Los mexicanos hemos sido bombardeados inmisericordemente por misiles de verborrea legislativa. El ambiente ha sido propicio para las ocurrencias, las propuestas falaces y la banalidad del discurso sin argumentos. El derecho como herramienta de demagogia.
Es espeluznante el contraste de lo que se dice desde la intelectualidad y desde el poder, no hay espacio para el encuentro. Juzgue usted el veredicto de dos connotados analistas. Diego Valadés: “Se ha iniciado la era posconstitucional”. Jesús Silva-Herzog Márquez: “2024 será recordado por el año en que perdimos la Constitución”. En el otro extremo, la presidenta Claudia Sheinbaum dijo: “Fíjense lo que ocurrió estos tres meses y medio en nuestro país, recuperamos el sentido social, el sentido patriótico de nuestra Constitución”. ¿Así que cambiando normas se alcanzan esos fines? Como diría el clásico, “¡Ternurita!”. Es deprimente la persistencia de darle a nuestra Carta Magna la potencialidad del fetiche. Si en eso estriba la Cuarta Transformación, en unos meses más vamos a necesitar una carretilla para cargar nuestra ley suprema.
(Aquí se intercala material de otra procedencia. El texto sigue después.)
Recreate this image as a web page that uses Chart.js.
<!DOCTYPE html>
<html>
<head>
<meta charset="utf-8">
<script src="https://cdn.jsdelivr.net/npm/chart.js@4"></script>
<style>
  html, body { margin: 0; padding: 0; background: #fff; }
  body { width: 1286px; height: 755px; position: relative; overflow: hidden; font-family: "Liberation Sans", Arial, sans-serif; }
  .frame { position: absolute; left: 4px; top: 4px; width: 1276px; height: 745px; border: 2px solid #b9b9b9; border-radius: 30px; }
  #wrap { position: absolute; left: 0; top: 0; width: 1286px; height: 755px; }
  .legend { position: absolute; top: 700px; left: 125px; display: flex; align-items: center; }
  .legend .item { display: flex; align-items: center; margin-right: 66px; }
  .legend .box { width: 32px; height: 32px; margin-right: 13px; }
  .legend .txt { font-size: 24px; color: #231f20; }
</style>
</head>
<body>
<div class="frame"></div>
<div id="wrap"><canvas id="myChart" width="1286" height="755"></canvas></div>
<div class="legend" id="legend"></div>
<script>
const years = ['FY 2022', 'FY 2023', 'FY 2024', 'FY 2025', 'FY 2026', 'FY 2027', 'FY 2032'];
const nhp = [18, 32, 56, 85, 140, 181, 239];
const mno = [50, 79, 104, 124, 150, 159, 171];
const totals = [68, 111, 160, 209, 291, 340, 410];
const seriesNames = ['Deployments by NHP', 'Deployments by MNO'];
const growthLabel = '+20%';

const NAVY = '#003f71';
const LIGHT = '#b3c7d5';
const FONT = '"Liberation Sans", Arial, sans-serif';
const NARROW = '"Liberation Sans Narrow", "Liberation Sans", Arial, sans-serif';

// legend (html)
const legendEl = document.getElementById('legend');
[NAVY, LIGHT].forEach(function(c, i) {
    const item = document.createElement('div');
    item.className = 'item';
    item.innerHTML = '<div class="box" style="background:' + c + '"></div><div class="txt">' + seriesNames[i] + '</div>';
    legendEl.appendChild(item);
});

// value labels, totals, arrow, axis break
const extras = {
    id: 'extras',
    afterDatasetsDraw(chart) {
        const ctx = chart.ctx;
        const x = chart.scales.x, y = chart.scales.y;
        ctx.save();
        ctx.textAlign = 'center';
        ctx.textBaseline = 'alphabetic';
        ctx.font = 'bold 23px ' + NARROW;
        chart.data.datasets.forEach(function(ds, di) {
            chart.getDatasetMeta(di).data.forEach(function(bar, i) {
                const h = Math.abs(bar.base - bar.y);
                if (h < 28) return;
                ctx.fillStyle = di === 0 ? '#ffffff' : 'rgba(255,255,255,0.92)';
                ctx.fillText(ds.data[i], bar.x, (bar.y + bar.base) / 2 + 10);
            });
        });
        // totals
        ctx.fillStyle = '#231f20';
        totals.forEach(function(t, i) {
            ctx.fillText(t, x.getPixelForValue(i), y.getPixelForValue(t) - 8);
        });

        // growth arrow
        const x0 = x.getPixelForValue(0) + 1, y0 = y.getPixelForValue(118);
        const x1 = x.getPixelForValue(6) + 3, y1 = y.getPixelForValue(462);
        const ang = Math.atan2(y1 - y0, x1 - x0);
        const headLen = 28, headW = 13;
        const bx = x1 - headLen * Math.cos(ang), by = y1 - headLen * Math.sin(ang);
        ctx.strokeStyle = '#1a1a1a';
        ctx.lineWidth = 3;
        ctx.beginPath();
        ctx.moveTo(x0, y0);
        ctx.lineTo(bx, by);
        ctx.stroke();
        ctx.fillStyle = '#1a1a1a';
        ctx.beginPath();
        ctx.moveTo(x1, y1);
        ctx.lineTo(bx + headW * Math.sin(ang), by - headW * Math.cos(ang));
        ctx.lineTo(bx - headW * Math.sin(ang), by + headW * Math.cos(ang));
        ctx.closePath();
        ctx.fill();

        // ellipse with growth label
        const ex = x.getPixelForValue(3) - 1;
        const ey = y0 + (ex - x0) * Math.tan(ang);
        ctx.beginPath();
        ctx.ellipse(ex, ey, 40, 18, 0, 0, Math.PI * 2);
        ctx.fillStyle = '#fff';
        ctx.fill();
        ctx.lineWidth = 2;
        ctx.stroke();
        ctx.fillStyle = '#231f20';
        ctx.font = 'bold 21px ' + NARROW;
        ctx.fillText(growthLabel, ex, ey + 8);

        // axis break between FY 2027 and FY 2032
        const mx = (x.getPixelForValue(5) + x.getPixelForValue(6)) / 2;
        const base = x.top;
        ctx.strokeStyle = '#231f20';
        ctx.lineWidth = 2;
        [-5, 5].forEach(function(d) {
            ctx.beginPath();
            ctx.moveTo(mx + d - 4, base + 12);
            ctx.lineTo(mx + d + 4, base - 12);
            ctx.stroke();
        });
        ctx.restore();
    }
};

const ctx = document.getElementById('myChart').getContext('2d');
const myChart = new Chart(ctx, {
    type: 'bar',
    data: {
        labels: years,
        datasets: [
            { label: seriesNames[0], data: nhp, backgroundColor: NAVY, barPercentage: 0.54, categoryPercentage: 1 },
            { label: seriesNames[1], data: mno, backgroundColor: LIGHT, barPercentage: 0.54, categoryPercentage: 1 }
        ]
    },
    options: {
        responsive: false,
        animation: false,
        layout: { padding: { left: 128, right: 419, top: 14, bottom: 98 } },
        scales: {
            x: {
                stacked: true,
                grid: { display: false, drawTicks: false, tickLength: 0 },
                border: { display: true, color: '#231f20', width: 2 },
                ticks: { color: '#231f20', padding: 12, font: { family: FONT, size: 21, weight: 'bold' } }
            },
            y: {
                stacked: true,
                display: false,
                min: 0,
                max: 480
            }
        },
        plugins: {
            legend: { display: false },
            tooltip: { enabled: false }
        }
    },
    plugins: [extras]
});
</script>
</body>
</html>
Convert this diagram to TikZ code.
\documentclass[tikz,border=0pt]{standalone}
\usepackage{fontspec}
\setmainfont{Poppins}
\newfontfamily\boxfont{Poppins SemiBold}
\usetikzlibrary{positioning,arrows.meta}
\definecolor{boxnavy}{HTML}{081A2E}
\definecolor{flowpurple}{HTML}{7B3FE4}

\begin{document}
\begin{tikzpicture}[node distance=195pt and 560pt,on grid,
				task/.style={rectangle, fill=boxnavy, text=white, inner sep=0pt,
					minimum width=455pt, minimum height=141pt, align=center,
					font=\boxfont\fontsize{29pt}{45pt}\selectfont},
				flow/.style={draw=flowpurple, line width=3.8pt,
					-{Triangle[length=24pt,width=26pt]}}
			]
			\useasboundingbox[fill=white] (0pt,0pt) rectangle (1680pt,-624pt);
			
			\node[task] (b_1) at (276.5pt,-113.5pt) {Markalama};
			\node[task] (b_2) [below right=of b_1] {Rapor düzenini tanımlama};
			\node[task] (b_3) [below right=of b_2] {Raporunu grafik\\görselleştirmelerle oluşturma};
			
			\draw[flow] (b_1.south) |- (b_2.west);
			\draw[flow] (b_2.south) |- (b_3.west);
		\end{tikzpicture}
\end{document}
Hagamos un repaso de principios elementales. Las leyes son teoría en tanto no dan resultados. Deben ser orientadas con valores que se han venido decantando por siglos de ensayos, con errores y aciertos. En los últimos tiempos hay una enorme ebullición en la cultura jurídica. En todas las naciones hay casos que han cuestionado a la sociología y a la filosofía del derecho y a otras disciplinas en busca de ideas rectoras para aclarar la confusión que nos angustia.
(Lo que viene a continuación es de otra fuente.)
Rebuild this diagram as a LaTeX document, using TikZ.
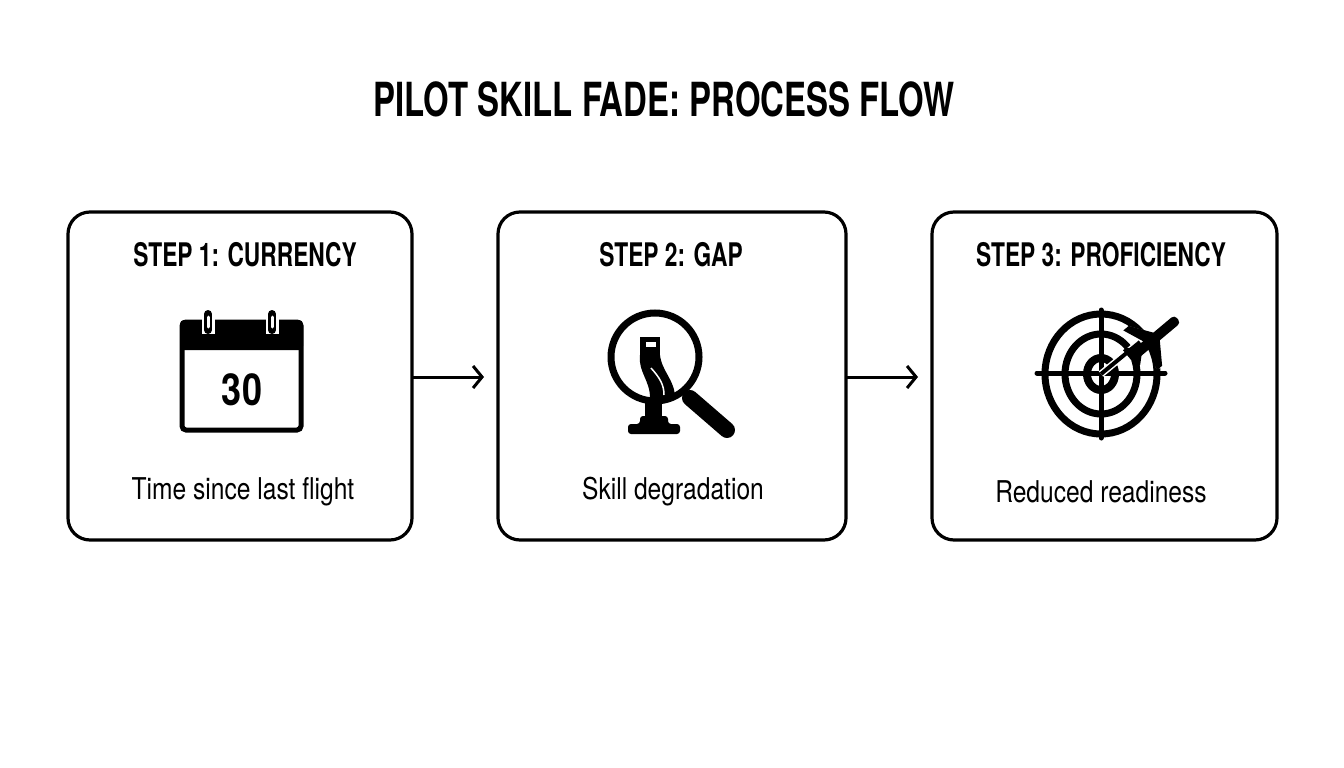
\documentclass[tikz,border=0pt]{standalone}
\usepackage{fontspec}
\setmainfont{TeX Gyre Heros}[FakeStretch=0.82]
\newfontfamily\cond{TeX Gyre Heros}[FakeStretch=0.7]
\usetikzlibrary{arrows.meta}
\begin{document}
\begin{tikzpicture}[x=1pt,y=-1pt,
  card/.style={draw,line width=3.2pt,rounded corners=22pt},
  sttl/.style={font=\cond\bfseries\fontsize{32.5}{34}\selectfont},
  lbl/.style={font=\fontsize{30}{32}\selectfont},
  flow/.style={line width=3pt,-{Straight Barb[length=9pt,width=22pt,line width=3pt]}}]
\useasboundingbox (0,0) rectangle (1344,768);
\node[font=\cond\bfseries\fontsize{47}{50}\selectfont] (title) at (664,99) {PILOT SKILL FADE: PROCESS FLOW};
\foreach \n/\xa/\xb in {b1/68/412,b2/498/846,b3/932/1277}{
  \draw[card] (\xa,212) rectangle (\xb,540);
  \coordinate (\n w) at (\xa,377); \coordinate (\n e) at (\xb,377);
}
\node[sttl] (s1) at (245,255) {STEP 1: CURRENCY};
\node[sttl] (s2) at (671,255) {STEP 2: GAP};
\node[sttl] (s3) at (1101,255) {STEP 3: PROFICIENCY};
\node[lbl] (l1) at (243,492) {Time since last flight};
\node[lbl] (l2) at (673,492) {Skill degradation};
\node[lbl] (l3) at (1101,492) {Reduced readiness};
\draw[flow] (b1e) -- ([xshift=72]b1e);
\draw[flow] (b2e) -- ([xshift=72]b2e);
% calendar
\draw[line width=5pt,rounded corners=4pt] (182,322) rectangle (301,430);
\fill[rounded corners=4pt] (180,320) rectangle (303,350);
\foreach \x in {208,272}{\draw[line width=13pt,white] (\x,308)--(\x,334);\draw[line width=8pt,line cap=round] (\x,314)--(\x,330);\draw[line width=3pt,white,line cap=round] (\x,317)--(\x,327);}
\node[font=\bfseries\fontsize{44}{46}\selectfont] (cal) at (242,390) {30};
% magnifier
\draw[line width=7pt] (655,357) circle (44);
\draw[line width=16pt,line cap=round] (690,398) -- (727,430);
\fill (640,337) rectangle (660,360);
\fill (640,355) -- (660,355) .. controls (662,372) and (675,380) .. (675,398) -- (650,398) .. controls (650,380) and (638,372) .. (640,355) -- cycle;
\fill[white] (646,342) rectangle (656,347);
\draw[white,line width=1.5pt] (651,368) .. controls (660,378) and (664,385) .. (664,395);
\fill (645,402) rectangle (662,417);
\fill[rounded corners=3pt] (628,434) -- (628,424) -- (640,424) -- (640,416) -- (668,416) -- (668,424) -- (680,424) -- (680,434) -- cycle;
% target
\draw[line width=7pt] (1101,374) ellipse (56 and 60);
\draw[line width=7pt] (1101,374) ellipse (36 and 40);
\draw[line width=8pt] (1101,374) ellipse (14 and 16);
\draw[line width=5pt,line cap=round] (1101,310)--(1101,438) (1037,373)--(1165,373);
\draw[line width=7pt,white] (1101,374)--(1140,342);
\draw[line width=4pt] (1101,374)--(1140,342);
\begin{scope}[shift={(1150,342)},rotate=-50]
\draw[white,line width=6pt] (0,-34) -- (0,26) (-3,-6) -- (-26,10) (3,-6)--(26,10);
\fill[rounded corners=4pt] (-5,-36) rectangle (5,24);
\fill (-3,-10) -- (-26,6) -- (-26,13) -- (-3,4) -- (3,4) -- (26,13) -- (26,6) -- (3,-10) -- cycle;
\fill (-2,12) -- (-11,22) -- (-11,26) -- (11,26) -- (11,22) -- (2,12) -- cycle;
\end{scope}
\end{tikzpicture}
\end{document}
Hace más de dos mil 400 años, Sófocles expresó lo que para mí ha sido una gran verdad suficientemente reiterada por los hechos y por todos los pensadores que han arribado a un consenso: sobre las órdenes del gobernante hay un derecho superior que ha recibido diversas denominaciones, pero que es indubitable, derecho natural, sentido común, principios pétreos. Lo definió Justiniano hace mil 500 años: “La ley verdadera es la recta razón de conformidad con la naturaleza y tiene una aplicación universal, inmutable y perenne, mediante sus mandamientos nos insta a obrar debidamente y mediante sus prohibiciones, nos evita obrar el mal”.
Con atrevida audacia, enuncio tres ideas cumbre que deben orientarnos en todas nuestras decisiones: libertad, juridicidad y fraternidad.
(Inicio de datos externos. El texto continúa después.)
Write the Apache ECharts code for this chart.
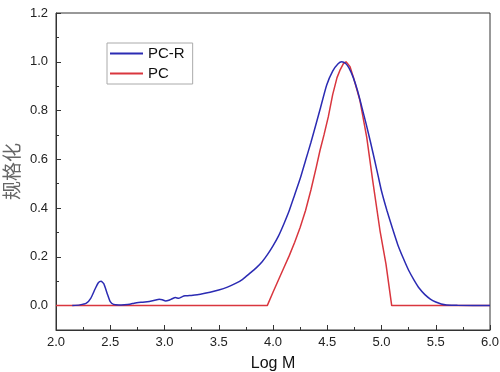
<!DOCTYPE html>
<html>
<head>
<meta charset="utf-8">
<script src="https://cdn.jsdelivr.net/npm/echarts@6/dist/echarts.min.js"></script>
<style>html,body{margin:0;padding:0;background:#fff}#c{width:500px;height:372px}</style>
</head>
<body>
<div id="c"></div>
<script>
const seriesNames = ['PC-R', 'PC'];
const xTicks = [2.0, 2.5, 3.0, 3.5, 4.0, 4.5, 5.0, 5.5, 6.0];
const yTicks = [0.0, 0.2, 0.4, 0.6, 0.8, 1.0, 1.2];
// PC-R (blue): [log M, normalized]
const pcrData = [
  [2.15,0.0],[2.22,0.003],[2.28,0.01],[2.32,0.03],[2.36,0.068],[2.39,0.094],[2.415,0.10],
  [2.44,0.09],[2.47,0.052],[2.50,0.016],[2.53,0.005],[2.58,0.003],[2.63,0.004],[2.68,0.006],
  [2.72,0.01],[2.76,0.013],[2.80,0.014],[2.84,0.016],[2.88,0.019],[2.92,0.023],[2.95,0.026],
  [2.98,0.024],[3.01,0.019],[3.04,0.022],[3.07,0.028],[3.10,0.033],[3.13,0.030],[3.16,0.036],
  [3.19,0.04],[3.23,0.041],[3.28,0.044],[3.34,0.048],[3.42,0.055],[3.50,0.064],[3.58,0.076],
  [3.66,0.092],[3.72,0.108],[3.78,0.13],[3.85,0.157],[3.90,0.18],[3.95,0.21],[4.00,0.245],
  [4.05,0.285],[4.10,0.335],[4.15,0.39],[4.20,0.455],[4.25,0.52],[4.30,0.595],[4.35,0.67],
  [4.40,0.75],[4.434,0.805],[4.495,0.905],[4.55,0.962],[4.60,0.992],[4.633,1.0],[4.67,0.993],
  [4.70,0.975],[4.74,0.935],[4.78,0.88],[4.82,0.812],[4.86,0.742],[4.90,0.668],[4.94,0.59],
  [4.97,0.53],[5.00,0.47],[5.05,0.39],[5.10,0.318],[5.15,0.25],[5.20,0.195],[5.25,0.145],
  [5.30,0.105],[5.35,0.07],[5.40,0.045],[5.45,0.027],[5.50,0.015],[5.55,0.007],[5.60,0.003],
  [5.70,0.001],[6.0,0.0]
];
// PC (red): [log M, normalized]
const pcData = [
  [2.0,0.0],[3.947,0.0],[4.0,0.055],[4.05,0.105],[4.10,0.155],[4.15,0.205],[4.20,0.26],
  [4.25,0.32],[4.30,0.39],[4.35,0.475],[4.40,0.57],[4.433,0.636],[4.47,0.70],[4.51,0.775],
  [4.55,0.865],[4.59,0.935],[4.62,0.968],[4.65,0.993],[4.673,1.0],[4.69,0.996],[4.71,0.98],
  [4.74,0.938],[4.802,0.84],[4.864,0.69],[4.919,0.513],[4.986,0.308],[5.041,0.171],
  [5.094,0.0],[6.0,0.0]
];
const xName = 'Log M';
const yName = '规格化';

const chart = echarts.init(document.getElementById('c'), null, {renderer: 'canvas'});
const font = 'Liberation Sans, Arial, sans-serif';
chart.setOption({
  animation: false,
  backgroundColor: '#fff',
  grid: {left: 56, right: 10, top: 13, bottom: 42, outerBoundsMode: 'none', containLabel: false,
         show: true, borderColor: '#333', borderWidth: 1, backgroundColor: 'transparent'},
  legend: {
    orient: 'vertical', left: 107, top: 43,
    data: seriesNames.map(n => ({name: n, icon: 'rect'})),
    itemWidth: 33, itemHeight: 2, itemGap: 5,
    padding: [3, 8, 3, 3],
    borderColor: '#aaa', borderWidth: 1, backgroundColor: '#fff',
    textStyle: {fontSize: 15, color: '#111', fontFamily: font}
  },
  xAxis: {
    type: 'value', min: 2, max: 6, interval: 0.5,
    name: xName, nameLocation: 'middle', nameGap: 26, nameMoveOverlap: false,
    nameTextStyle: {fontSize: 16, color: '#111', fontFamily: font},
    axisLine: {show: true, onZero: false, lineStyle: {color: '#333', width: 1}},
    axisTick: {show: true, inside: true, length: 5, lineStyle: {color: '#333'}},
    minorTick: {show: true, splitNumber: 2, length: 3, lineStyle: {color: '#333'}},
    axisLabel: {margin: 6, fontSize: 13, color: '#222', fontFamily: font, formatter: v => v.toFixed(1), customValues: xTicks},
    splitLine: {show: false}
  },
  yAxis: [{
    type: 'value', min: -0.1, max: 1.2, interval: 0.1,
    name: yName, nameLocation: 'middle', nameGap: 35, nameRotate: 90, nameMoveOverlap: false,
    nameTextStyle: {fontSize: 19, color: '#666', fontFamily: 'Noto Sans CJK SC, sans-serif'},
    axisLine: {show: true, onZero: false, lineStyle: {color: '#333', width: 1}},
    axisTick: {show: true, inside: true, length: 5, customValues: yTicks, lineStyle: {color: '#333'}},
    axisLabel: {margin: 8, fontSize: 13, color: '#222', fontFamily: font, formatter: v => v.toFixed(1), customValues: yTicks},
    splitLine: {show: false}
  }, {
    type: 'value', min: -0.1, max: 1.2, interval: 0.1, position: 'left', offset: 0,
    axisLine: {show: false},
    axisTick: {show: true, inside: true, length: 3, lineStyle: {color: '#333'}},
    axisLabel: {show: false},
    splitLine: {show: false}
  }],
  series: [
    {name: seriesNames[0], type: 'line', data: pcrData, showSymbol: false, smooth: 0.2, z: 3,
     lineStyle: {color: '#2b2bb3', width: 1.5}, itemStyle: {color: '#2b2bb3'}},
    {name: seriesNames[1], type: 'line', data: pcData, showSymbol: false, smooth: false, z: 2,
     lineStyle: {color: '#d9363e', width: 1.5}, itemStyle: {color: '#d9363e'}}
  ]
});
</script>
</body>
</html>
Las coincidencias al ponderar la libertad como la mayor preeminencia son cada vez más contundentes. Todo lo que intente limitarla debe tener justificación. El peor enemigo de la libertad han sido el poder político, el poder ideológico y el poder económico. El más peligroso es el primero. Para ejercer la libertad se insiste en dos acompañamientos imprescindibles: responsabilidades y solidaridad. En la lectura de Thomas Mann encontré una reflexión de obligada transcripción: “La libertad es la ley del amor humano, no el nihilismo ni el resentimiento”. El derecho mexicano ha atropellado al ciudadano en su dignidad cercando absurdamente su albedrío. Ahora lo intenta con mayor empeño.
La única igualdad a la que podemos aspirar es ante la ley. Por eso utilizo un término que debe ser la baza para medir nuestro Estado de derecho: juridicidad, de tres raíces etimológicas: jus, derecho; dici: decir; itat: cualidad. La RAE la define como: “Tendencia o criterio favorable al predominio de las soluciones de estricto derecho”. Es lo contrario a la discrecionalidad, al comportamiento del funcionario público orientado por su propio criterio. Padecemos una grave falencia de juridicidad. Superarla implica arraigar una cultura de lo legal. La justicia es un ideal, la juridicidad es el medio para alcanzarla.
Sin fraternidad no hay política. Exige una buena dosis de estoicismo. Acudo de nuevo a Thomas Mann: “El humanismo también es política, también es rebelión contra todo cuanto mancilla y deshonra la idea de humanidad”.